Best Practices for Stable, High-Quality Sora Videos

Generating steady, usable videos becomes much easier when you follow a few proven habits that keep motion, clarity, and structure under control. Here are the practices that consistently lead to cleaner outputs:

Keep the scene simple and focused: One subject + one action creates far more stable results than multi-layered sequences.
Match movement to the length of the clip: Slow pans or rotations work well for longer shots, while tight, micro-actions suit short clips.
Use physical references, not abstract terms: Describe what viewers can actually see, textures, angles, and pacing, not vague moods.
Control lighting to avoid frame flicker: Stick to one lighting direction and tone so brightness doesn’t jump between frames.
Limit the environment to essential elements: Fewer objects mean fewer chances for shape-shifting, warping, or drift.
Repeat motion patterns consistently: Loops, slow drifts, or gentle oscillations keep the animation stable from start to finish.
Check for continuity before refining the prompt: Look for glitches or distortions, then rewrite your prompt to correct them instead of adding more detail.

Also read: 7 Best AI Video Generators Of 2025 (Compared And Reviewed)

Conclusion

Sora video generation becomes far more reliable once you understand how timing, camera behavior, and scene structure shape the final result.

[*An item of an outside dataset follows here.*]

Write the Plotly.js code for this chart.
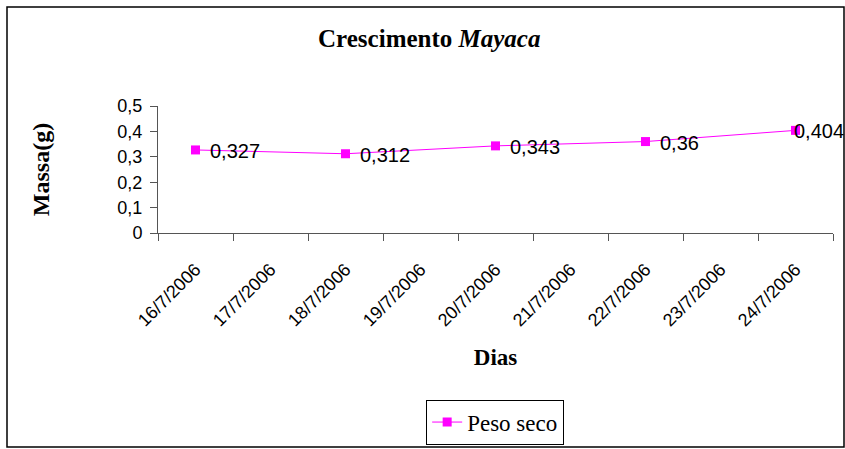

Each step in the workflow, planning the shot, writing a precise prompt, and reviewing the output, helps you create videos that look intentional rather than experimental. With the right approach, you can turn ideas into steady, visually coherent clips without wasting cycles on guesswork.

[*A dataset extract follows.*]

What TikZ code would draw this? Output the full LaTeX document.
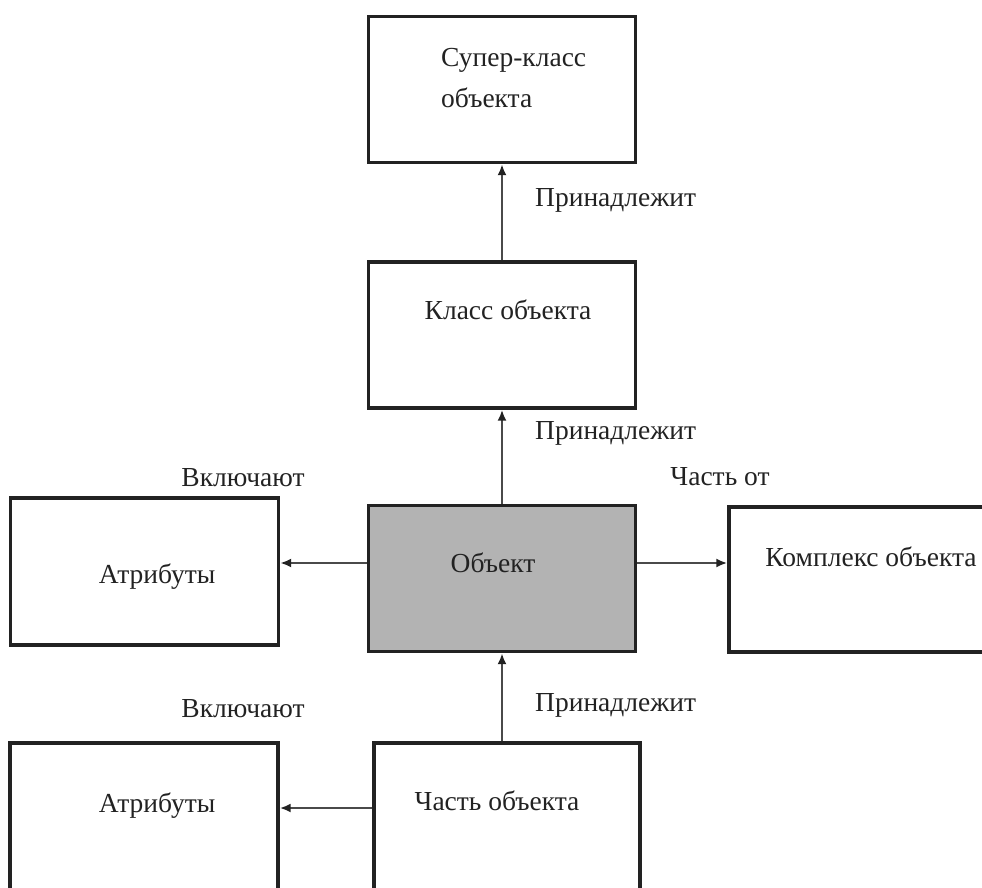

Segmind’s ecosystem takes this even further by giving you the tools to scale your experimentation into real production workflows. Serverless Cloud ensures fast, predictable generation while you iterate, PixelFlow helps you structure and automate multi-step pipelines, and Finetuning lets you adapt models to your own style or brand requirements. Together, these tools turn one-off generations into repeatable, high-quality video processes.

Try Now

FAQ

1.Can Sora generate videos in different aspect ratios?

You can specify aspect ratios, such as 16:9, 9:16, or 1:1, depending on where the video will be used, and the model will adjust the framing accordingly.

2.Are there limitations to realism in Sora’s outputs?

Complex physics, intricate hand movements, multi-character interactions, and fast motion can introduce distortions or inconsistencies in some scenes.

3.What types of prompts yield the best stable video results?

Short, visual, action-focused prompts with clear camera direction, lighting, and pacing cues tend to produce the most consistent sequences.

4.Can Sora create videos from images, in addition to just text?

Yes. You can upload an image as a reference and use a prompt to guide motion, style, and scene behavior for the resulting video.

5.How long can a Sora-generated video be?

Most outputs fall within short clip durations (typically a few seconds), and the final length depends on the prompt and the model’s current capabilities.